**Provided data**
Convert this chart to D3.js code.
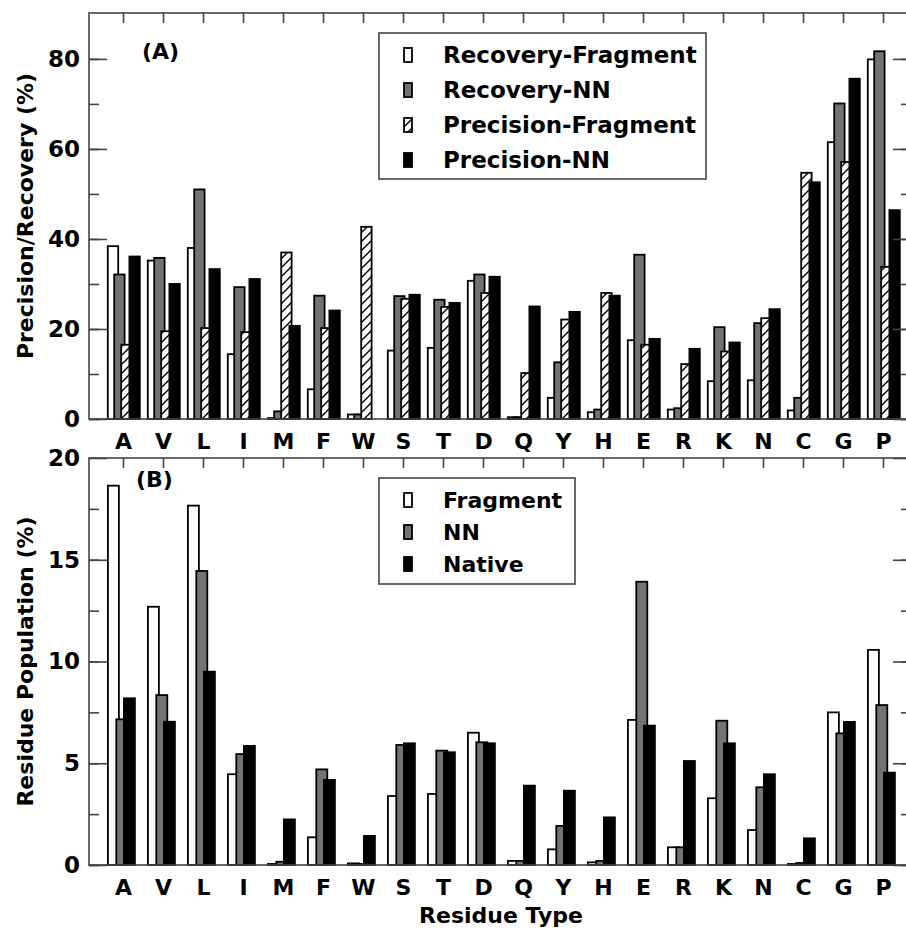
<!DOCTYPE html>
<html>
<head>
<meta charset="utf-8">
<script src="https://cdn.jsdelivr.net/npm/d3@7"></script>
<style>
  body { margin: 0; background: #fff; }
  svg { display: block; }
  svg text { font-family: 'DejaVu Sans', sans-serif; font-weight: bold; fill: #000; }
</style>
</head>
<body>
<div id="app"></div>
<script>
const residues = ['A', 'V', 'L', 'I', 'M', 'F', 'W', 'S', 'T', 'D', 'Q', 'Y', 'H', 'E', 'R', 'K', 'N', 'C', 'G', 'P']

// panel A: precision / recovery (%)
const recoveryFragment = [38.4, 35.2, 38.0, 14.4, 0.2, 6.6, 1.0, 15.2, 15.8, 30.7, 0.4, 4.7, 1.5, 17.5, 2.1, 8.4, 8.6, 1.9, 61.5, 79.9]
const recoveryNN = [32.1, 35.8, 51.0, 29.3, 1.7, 27.4, 1.0, 27.3, 26.5, 32.1, 0.4, 12.6, 2.1, 36.5, 2.4, 20.4, 21.3, 4.7, 70.1, 81.7]
const precisionFragment = [16.5, 19.5, 20.2, 19.3, 37.0, 20.2, 42.7, 26.7, 24.9, 28.0, 10.2, 22.1, 28.0, 16.5, 12.2, 15.0, 22.4, 54.7, 57.1, 33.8]
const precisionNN = [36.1, 30.0, 33.3, 31.1, 20.7, 24.1, 0, 27.6, 25.8, 31.6, 25.0, 23.8, 27.4, 17.8, 15.6, 17.0, 24.4, 52.6, 75.6, 46.4]

// panel B: residue population (%)
const popFragment = [18.64, 12.69, 17.66, 4.46, 0.05, 1.36, 0.08, 3.39, 3.49, 6.50, 0.2, 0.77, 0.13, 7.13, 0.87, 3.28, 1.72, 0.05, 7.50, 10.57]
const popNN = [7.16, 8.35, 14.45, 5.45, 0.16, 4.70, 0.05, 5.90, 5.62, 6.03, 0.2, 1.92, 0.2, 13.92, 0.87, 7.09, 3.82, 0.1, 6.47, 7.86]
const popNative = [8.19, 7.04, 9.50, 5.85, 2.24, 4.18, 1.43, 5.98, 5.54, 5.98, 3.90, 3.65, 2.34, 6.85, 5.11, 5.98, 4.46, 1.31, 7.03, 4.54]

const yTicksA = [0, 20, 40, 60, 80]
const yTicksB = [0, 5, 10, 15, 20]

const W = 906, H = 930
const left = 89, right = 911

const svg = d3.select('#app').append('svg').attr('width', W).attr('height', H)

const defs = svg.append('defs')
const pat = defs.append('pattern')
  .attr('id', 'hatch')
  .attr('patternUnits', 'userSpaceOnUse')
  .attr('width', 9).attr('height', 9)
pat.append('rect').attr('width', 9).attr('height', 9).attr('fill', '#fff')
pat.append('path')
  .attr('d', 'M-1,10 L10,-1 M-4,4 L4,-4 M5,13 L13,5')
  .attr('stroke', '#000').attr('stroke-width', 1.4)

const x = d3.scaleLinear().domain([-0.85, 19.7]).range([left, right])

const fills = { white: '#fff', gray: '#737373', hatch: 'url(#hatch)', black: '#000' }

function panel(cfg) {
  const g = svg.append('g')
  const y = d3.scaleLinear().domain(cfg.domain).range([cfg.bottom, cfg.top])

  // bars
  cfg.series.forEach(s => {
    g.append('g').selectAll('rect')
      .data(s.values)
      .join('rect')
      .attr('x', (d, i) => x(i + s.offset - cfg.barWidth / 2))
      .attr('y', d => y(d))
      .attr('width', x(cfg.barWidth) - x(0))
      .attr('height', d => cfg.bottom - y(d))
      .attr('fill', fills[s.fill])
      .attr('stroke', '#000')
      .attr('stroke-width', 1.8)
  })

  // frame
  g.append('rect')
    .attr('x', left).attr('y', cfg.top)
    .attr('width', right - left).attr('height', cfg.bottom - cfg.top)
    .attr('fill', 'none').attr('stroke', '#444').attr('stroke-width', 1.6)

  const styleAxis = sel => {
    sel.select('.domain').remove()
    sel.selectAll('line').attr('stroke', '#444').attr('stroke-width', 1.6)
  }

  // left axis: major + minor
  g.append('g').attr('transform', `translate(${left},0)`)
    .call(d3.axisLeft(y).tickValues(cfg.minor).tickSize(-10).tickFormat(''))
    .call(styleAxis)
  g.append('g').attr('transform', `translate(${left},0)`)
    .call(d3.axisLeft(y).tickValues(cfg.ticks).tickSize(-18).tickPadding(9))
    .call(styleAxis)
    .selectAll('text')
    .attr('font-size', 23).attr('font-family', null).attr('fill', null)

  // right axis
  g.append('g').attr('transform', `translate(${right},0)`)
    .call(d3.axisRight(y).tickValues(cfg.minor).tickSize(-10).tickFormat(''))
    .call(styleAxis)
  g.append('g').attr('transform', `translate(${right},0)`)
    .call(d3.axisRight(y).tickValues(cfg.ticks).tickSize(-18).tickFormat(''))
    .call(styleAxis)

  // top ticks
  g.append('g').attr('transform', `translate(0,${cfg.top})`)
    .call(d3.axisTop(x).tickValues(d3.range(residues.length)).tickSize(-10).tickFormat(''))
    .call(styleAxis)

  // bottom category labels
  g.append('g').attr('transform', `translate(0,${cfg.bottom})`)
    .call(d3.axisBottom(x).tickValues(d3.range(residues.length)).tickSize(0).tickPadding(14).tickFormat(i => residues[i]))
    .call(sel => sel.select('.domain').remove())
    .selectAll('text')
    .attr('font-size', 22).attr('font-family', null).attr('fill', null)

  // y label
  g.append('text')
    .attr('transform', `translate(33,${(cfg.top + cfg.bottom) / 2}) rotate(-90)`)
    .attr('text-anchor', 'middle')
    .attr('font-size', 22)
    .text(cfg.yLabel)

  // panel tag
  g.append('text')
    .attr('x', cfg.tagX).attr('y', cfg.tagY)
    .attr('font-size', 22)
    .text(cfg.tag)

  // legend
  const lg = g.append('g')
  lg.append('rect')
    .attr('x', cfg.legend.x).attr('y', cfg.legend.y)
    .attr('width', cfg.legend.w).attr('height', cfg.legend.h)
    .attr('fill', '#fff').attr('stroke', '#444').attr('stroke-width', 1.6)
  cfg.series.forEach((s, i) => {
    const cy = cfg.legend.y + cfg.legend.first + i * cfg.legend.step
    lg.append('rect')
      .attr('x', 404).attr('y', cy - 7)
      .attr('width', 8).attr('height', 14)
      .attr('fill', fills[s.fill]).attr('stroke', '#000').attr('stroke-width', 1.8)
    lg.append('text')
      .attr('x', 443).attr('y', cy + 8)
      .attr('font-size', cfg.legend.font)
      .text(s.name)
  })
}

panel({
  top: 13, bottom: 419, domain: [0, 90.2],
  ticks: yTicksA, minor: d3.range(0, 90, 10),
  yLabel: 'Precision/Recovery (%)', tag: '(A)', tagX: 142, tagY: 59,
  barWidth: 0.26,
  series: [
    { name: 'Recovery-Fragment', values: recoveryFragment, fill: 'white', offset: -0.25 },
    { name: 'Recovery-NN', values: recoveryNN, fill: 'gray', offset: -0.09 },
    { name: 'Precision-Fragment', values: precisionFragment, fill: 'hatch', offset: 0.085 },
    { name: 'Precision-NN', values: precisionNN, fill: 'black', offset: 0.29 },
  ],
  legend: { x: 379, y: 33, w: 327, h: 146, first: 22, step: 35, font: 23 },
})

panel({
  top: 458, bottom: 865, domain: [0, 20],
  ticks: yTicksB, minor: d3.range(0, 20, 2.5),
  yLabel: 'Residue Population (%)', tag: '(B)', tagX: 136, tagY: 487,
  barWidth: 0.275,
  series: [
    { name: 'Fragment', values: popFragment, fill: 'white', offset: -0.24 },
    { name: 'NN', values: popNN, fill: 'gray', offset: -0.03 },
    { name: 'Native', values: popNative, fill: 'black', offset: 0.16 },
  ],
  legend: { x: 379, y: 478, w: 196, h: 106, first: 22, step: 32, font: 22 },
})

// x axis title
svg.append('text')
  .attr('x', 501).attr('y', 923)
  .attr('text-anchor', 'middle')
  .attr('font-size', 22)
  .text('Residue Type')
</script>
</body>
</html>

**Instructions for the task**
Give again, word for word, every line from the top of the data above to the line holding "52.6, 75.6, 46.4]", inclusive, with the pictures left out.

**Output**
Convert this chart to D3.js code.
<!DOCTYPE html>
<html>
<head>
<meta charset="utf-8">
<script src="https://cdn.jsdelivr.net/npm/d3@7"></script>
<style>
  body { margin: 0; background: #fff; }
  svg { display: block; }
  svg text { font-family: 'DejaVu Sans', sans-serif; font-weight: bold; fill: #000; }
</style>
</head>
<body>
<div id="app"></div>
<script>
const residues = ['A', 'V', 'L', 'I', 'M', 'F', 'W', 'S', 'T', 'D', 'Q', 'Y', 'H', 'E', 'R', 'K', 'N', 'C', 'G', 'P']

// panel A: precision / recovery (%)
const recoveryFragment = [38.4, 35.2, 38.0, 14.4, 0.2, 6.6, 1.0, 15.2, 15.8, 30.7, 0.4, 4.7, 1.5, 17.5, 2.1, 8.4, 8.6, 1.9, 61.5, 79.9]
const recoveryNN = [32.1, 35.8, 51.0, 29.3, 1.7, 27.4, 1.0, 27.3, 26.5, 32.1, 0.4, 12.6, 2.1, 36.5, 2.4, 20.4, 21.3, 4.7, 70.1, 81.7]
const precisionFragment = [16.5, 19.5, 20.2, 19.3, 37.0, 20.2, 42.7, 26.7, 24.9, 28.0, 10.2, 22.1, 28.0, 16.5, 12.2, 15.0, 22.4, 54.7, 57.1, 33.8]
const precisionNN = [36.1, 30.0, 33.3, 31.1, 20.7, 24.1, 0, 27.6, 25.8, 31.6, 25.0, 23.8, 27.4, 17.8, 15.6, 17.0, 24.4, 52.6, 75.6, 46.4]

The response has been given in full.